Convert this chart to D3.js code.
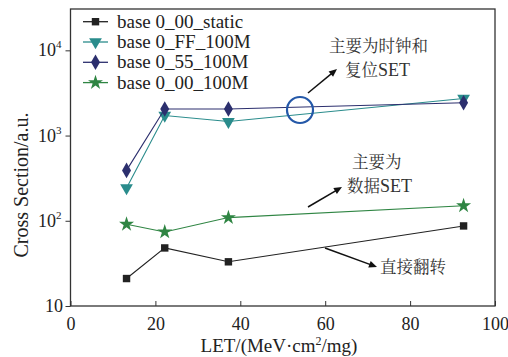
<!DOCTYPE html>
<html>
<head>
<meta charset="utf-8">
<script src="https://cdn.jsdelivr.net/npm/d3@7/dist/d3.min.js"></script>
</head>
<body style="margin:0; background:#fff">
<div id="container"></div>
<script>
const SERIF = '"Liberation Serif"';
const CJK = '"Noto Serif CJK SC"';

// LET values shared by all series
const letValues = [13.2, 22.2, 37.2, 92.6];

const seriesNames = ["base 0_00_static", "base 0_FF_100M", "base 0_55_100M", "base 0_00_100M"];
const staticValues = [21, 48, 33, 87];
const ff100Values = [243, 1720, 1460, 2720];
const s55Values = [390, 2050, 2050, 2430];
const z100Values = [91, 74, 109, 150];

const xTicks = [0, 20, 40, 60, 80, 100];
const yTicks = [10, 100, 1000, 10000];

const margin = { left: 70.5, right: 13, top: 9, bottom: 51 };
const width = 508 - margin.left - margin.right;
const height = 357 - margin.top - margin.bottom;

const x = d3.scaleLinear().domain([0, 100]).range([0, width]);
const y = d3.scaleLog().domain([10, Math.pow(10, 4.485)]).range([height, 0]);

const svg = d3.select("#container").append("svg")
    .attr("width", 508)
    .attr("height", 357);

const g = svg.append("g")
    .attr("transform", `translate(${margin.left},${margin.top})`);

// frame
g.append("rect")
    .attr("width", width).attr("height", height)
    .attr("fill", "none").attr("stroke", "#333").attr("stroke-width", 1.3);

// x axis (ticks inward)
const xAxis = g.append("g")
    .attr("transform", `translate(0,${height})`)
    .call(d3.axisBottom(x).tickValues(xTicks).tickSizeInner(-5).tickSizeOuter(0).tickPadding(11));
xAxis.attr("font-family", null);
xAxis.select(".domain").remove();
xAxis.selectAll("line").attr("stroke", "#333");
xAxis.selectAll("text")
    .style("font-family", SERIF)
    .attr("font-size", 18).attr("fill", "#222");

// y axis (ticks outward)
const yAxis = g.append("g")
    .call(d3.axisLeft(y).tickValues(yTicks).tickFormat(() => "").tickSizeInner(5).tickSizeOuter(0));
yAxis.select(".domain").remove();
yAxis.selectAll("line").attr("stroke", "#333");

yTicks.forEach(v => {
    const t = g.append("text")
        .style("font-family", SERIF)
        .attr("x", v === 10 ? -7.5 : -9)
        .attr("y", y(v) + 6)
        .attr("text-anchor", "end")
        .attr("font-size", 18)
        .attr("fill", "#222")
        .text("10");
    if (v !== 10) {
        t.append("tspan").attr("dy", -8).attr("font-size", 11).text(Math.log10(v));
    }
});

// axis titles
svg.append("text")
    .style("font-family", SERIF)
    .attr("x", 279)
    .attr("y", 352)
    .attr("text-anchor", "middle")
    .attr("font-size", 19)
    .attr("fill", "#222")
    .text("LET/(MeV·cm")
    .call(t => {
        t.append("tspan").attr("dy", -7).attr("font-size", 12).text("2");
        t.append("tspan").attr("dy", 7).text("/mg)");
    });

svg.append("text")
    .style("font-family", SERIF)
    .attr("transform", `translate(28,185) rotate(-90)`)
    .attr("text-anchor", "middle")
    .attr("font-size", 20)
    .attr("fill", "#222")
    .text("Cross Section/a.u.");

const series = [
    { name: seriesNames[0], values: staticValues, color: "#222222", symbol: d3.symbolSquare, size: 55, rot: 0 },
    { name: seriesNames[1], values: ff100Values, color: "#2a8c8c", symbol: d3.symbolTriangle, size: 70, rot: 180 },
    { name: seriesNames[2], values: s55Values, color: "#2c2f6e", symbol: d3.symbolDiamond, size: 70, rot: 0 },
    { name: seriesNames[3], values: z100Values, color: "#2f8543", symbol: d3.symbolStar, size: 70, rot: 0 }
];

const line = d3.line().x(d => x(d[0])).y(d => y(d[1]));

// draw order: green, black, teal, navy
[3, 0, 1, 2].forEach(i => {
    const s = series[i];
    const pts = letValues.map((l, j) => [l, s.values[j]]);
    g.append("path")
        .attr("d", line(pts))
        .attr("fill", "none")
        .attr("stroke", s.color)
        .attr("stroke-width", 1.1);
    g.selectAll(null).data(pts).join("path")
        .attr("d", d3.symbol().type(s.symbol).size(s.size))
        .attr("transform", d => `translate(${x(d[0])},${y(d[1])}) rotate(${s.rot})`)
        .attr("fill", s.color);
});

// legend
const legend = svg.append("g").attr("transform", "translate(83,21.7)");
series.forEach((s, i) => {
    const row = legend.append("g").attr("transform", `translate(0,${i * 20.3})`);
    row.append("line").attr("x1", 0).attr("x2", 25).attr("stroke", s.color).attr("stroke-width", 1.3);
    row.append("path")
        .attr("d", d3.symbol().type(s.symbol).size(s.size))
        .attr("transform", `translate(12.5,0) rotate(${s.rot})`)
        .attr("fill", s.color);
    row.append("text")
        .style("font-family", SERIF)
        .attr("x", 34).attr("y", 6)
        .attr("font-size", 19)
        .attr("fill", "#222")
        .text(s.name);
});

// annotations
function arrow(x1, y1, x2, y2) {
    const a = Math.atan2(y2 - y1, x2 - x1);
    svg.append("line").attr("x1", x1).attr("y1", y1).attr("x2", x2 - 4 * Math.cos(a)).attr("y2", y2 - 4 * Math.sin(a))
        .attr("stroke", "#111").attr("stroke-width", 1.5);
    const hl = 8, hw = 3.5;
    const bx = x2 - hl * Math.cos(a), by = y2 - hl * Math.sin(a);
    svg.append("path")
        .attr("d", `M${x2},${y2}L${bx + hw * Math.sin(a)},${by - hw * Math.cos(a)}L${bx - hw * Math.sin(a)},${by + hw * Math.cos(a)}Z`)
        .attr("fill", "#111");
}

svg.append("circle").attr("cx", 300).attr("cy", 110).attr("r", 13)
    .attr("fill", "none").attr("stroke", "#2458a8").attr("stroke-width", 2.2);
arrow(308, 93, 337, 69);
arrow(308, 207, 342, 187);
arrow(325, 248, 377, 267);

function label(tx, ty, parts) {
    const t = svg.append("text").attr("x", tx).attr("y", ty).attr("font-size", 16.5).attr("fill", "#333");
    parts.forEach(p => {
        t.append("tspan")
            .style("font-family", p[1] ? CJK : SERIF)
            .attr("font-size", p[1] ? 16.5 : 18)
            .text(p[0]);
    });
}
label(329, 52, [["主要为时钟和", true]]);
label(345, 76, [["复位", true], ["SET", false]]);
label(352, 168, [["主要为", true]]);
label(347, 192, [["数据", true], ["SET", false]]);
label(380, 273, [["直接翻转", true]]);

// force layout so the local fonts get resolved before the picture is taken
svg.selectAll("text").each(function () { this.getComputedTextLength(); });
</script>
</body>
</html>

[Direction]
Reproduce the full material exactly, excluding the pictures.

[Completed task]
Convert this chart to D3.js code.
<!DOCTYPE html>
<html>
<head>
<meta charset="utf-8">
<script src="https://cdn.jsdelivr.net/npm/d3@7/dist/d3.min.js"></script>
</head>
<body style="margin:0; background:#fff">
<div id="container"></div>
<script>
const SERIF = '"Liberation Serif"';
const CJK = '"Noto Serif CJK SC"';

// LET values shared by all series
const letValues = [13.2, 22.2, 37.2, 92.6];

const seriesNames = ["base 0_00_static", "base 0_FF_100M", "base 0_55_100M", "base 0_00_100M"];
const staticValues = [21, 48, 33, 87];
const ff100Values = [243, 1720, 1460, 2720];
const s55Values = [390, 2050, 2050, 2430];
const z100Values = [91, 74, 109, 150];

const xTicks = [0, 20, 40, 60, 80, 100];
const yTicks = [10, 100, 1000, 10000];

const margin = { left: 70.5, right: 13, top: 9, bottom: 51 };
const width = 508 - margin.left - margin.right;
const height = 357 - margin.top - margin.bottom;

const x = d3.scaleLinear().domain([0, 100]).range([0, width]);
const y = d3.scaleLog().domain([10, Math.pow(10, 4.485)]).range([height, 0]);

const svg = d3.select("#container").append("svg")
    .attr("width", 508)
    .attr("height", 357);

const g = svg.append("g")
    .attr("transform", `translate(${margin.left},${margin.top})`);

// frame
g.append("rect")
    .attr("width", width).attr("height", height)
    .attr("fill", "none").attr("stroke", "#333").attr("stroke-width", 1.3);

// x axis (ticks inward)
const xAxis = g.append("g")
    .attr("transform", `translate(0,${height})`)
    .call(d3.axisBottom(x).tickValues(xTicks).tickSizeInner(-5).tickSizeOuter(0).tickPadding(11));
xAxis.attr("font-family", null);
xAxis.select(".domain").remove();
xAxis.selectAll("line").attr("stroke", "#333");
xAxis.selectAll("text")
    .style("font-family", SERIF)
    .attr("font-size", 18).attr("fill", "#222");

// y axis (ticks outward)
const yAxis = g.append("g")
    .call(d3.axisLeft(y).tickValues(yTicks).tickFormat(() => "").tickSizeInner(5).tickSizeOuter(0));
yAxis.select(".domain").remove();
yAxis.selectAll("line").attr("stroke", "#333");

yTicks.forEach(v => {
    const t = g.append("text")
        .style("font-family", SERIF)
        .attr("x", v === 10 ? -7.5 : -9)
        .attr("y", y(v) + 6)
        .attr("text-anchor", "end")
        .attr("font-size", 18)
        .attr("fill", "#222")
        .text("10");
    if (v !== 10) {
        t.append("tspan").attr("dy", -8).attr("font-size", 11).text(Math.log10(v));
    }
});

// axis titles
svg.append("text")
    .style("font-family", SERIF)
    .attr("x", 279)
    .attr("y", 352)
    .attr("text-anchor", "middle")
    .attr("font-size", 19)
    .attr("fill", "#222")
    .text("LET/(MeV·cm")
    .call(t => {
        t.append("tspan").attr("dy", -7).attr("font-size", 12).text("2");
        t.append("tspan").attr("dy", 7).text("/mg)");
    });

svg.append("text")
    .style("font-family", SERIF)
    .attr("transform", `translate(28,185) rotate(-90)`)
    .attr("text-anchor", "middle")
    .attr("font-size", 20)
    .attr("fill", "#222")
    .text("Cross Section/a.u.");

const series = [
    { name: seriesNames[0], values: staticValues, color: "#222222", symbol: d3.symbolSquare, size: 55, rot: 0 },
    { name: seriesNames[1], values: ff100Values, color: "#2a8c8c", symbol: d3.symbolTriangle, size: 70, rot: 180 },
    { name: seriesNames[2], values: s55Values, color: "#2c2f6e", symbol: d3.symbolDiamond, size: 70, rot: 0 },
    { name: seriesNames[3], values: z100Values, color: "#2f8543", symbol: d3.symbolStar, size: 70, rot: 0 }
];

const line = d3.line().x(d => x(d[0])).y(d => y(d[1]));

// draw order: green, black, teal, navy
[3, 0, 1, 2].forEach(i => {
    const s = series[i];
    const pts = letValues.map((l, j) => [l, s.values[j]]);
    g.append("path")
        .attr("d", line(pts))
        .attr("fill", "none")
        .attr("stroke", s.color)
        .attr("stroke-width", 1.1);
    g.selectAll(null).data(pts).join("path")
        .attr("d", d3.symbol().type(s.symbol).size(s.size))
        .attr("transform", d => `translate(${x(d[0])},${y(d[1])}) rotate(${s.rot})`)
        .attr("fill", s.color);
});

// legend
const legend = svg.append("g").attr("transform", "translate(83,21.7)");
series.forEach((s, i) => {
    const row = legend.append("g").attr("transform", `translate(0,${i * 20.3})`);
    row.append("line").attr("x1", 0).attr("x2", 25).attr("stroke", s.color).attr("stroke-width", 1.3);
    row.append("path")
        .attr("d", d3.symbol().type(s.symbol).size(s.size))
        .attr("transform", `translate(12.5,0) rotate(${s.rot})`)
        .attr("fill", s.color);
    row.append("text")
        .style("font-family", SERIF)
        .attr("x", 34).attr("y", 6)
        .attr("font-size", 19)
        .attr("fill", "#222")
        .text(s.name);
});

// annotations
function arrow(x1, y1, x2, y2) {
    const a = Math.atan2(y2 - y1, x2 - x1);
    svg.append("line").attr("x1", x1).attr("y1", y1).attr("x2", x2 - 4 * Math.cos(a)).attr("y2", y2 - 4 * Math.sin(a))
        .attr("stroke", "#111").attr("stroke-width", 1.5);
    const hl = 8, hw = 3.5;
    const bx = x2 - hl * Math.cos(a), by = y2 - hl * Math.sin(a);
    svg.append("path")
        .attr("d", `M${x2},${y2}L${bx + hw * Math.sin(a)},${by - hw * Math.cos(a)}L${bx - hw * Math.sin(a)},${by + hw * Math.cos(a)}Z`)
        .attr("fill", "#111");
}

svg.append("circle").attr("cx", 300).attr("cy", 110).attr("r", 13)
    .attr("fill", "none").attr("stroke", "#2458a8").attr("stroke-width", 2.2);
arrow(308, 93, 337, 69);
arrow(308, 207, 342, 187);
arrow(325, 248, 377, 267);

function label(tx, ty, parts) {
    const t = svg.append("text").attr("x", tx).attr("y", ty).attr("font-size", 16.5).attr("fill", "#333");
    parts.forEach(p => {
        t.append("tspan")
            .style("font-family", p[1] ? CJK : SERIF)
            .attr("font-size", p[1] ? 16.5 : 18)
            .text(p[0]);
    });
}
label(329, 52, [["主要为时钟和", true]]);
label(345, 76, [["复位", true], ["SET", false]]);
label(352, 168, [["主要为", true]]);
label(347, 192, [["数据", true], ["SET", false]]);
label(380, 273, [["直接翻转", true]]);

// force layout so the local fonts get resolved before the picture is taken
svg.selectAll("text").each(function () { this.getComputedTextLength(); });
</script>
</body>
</html>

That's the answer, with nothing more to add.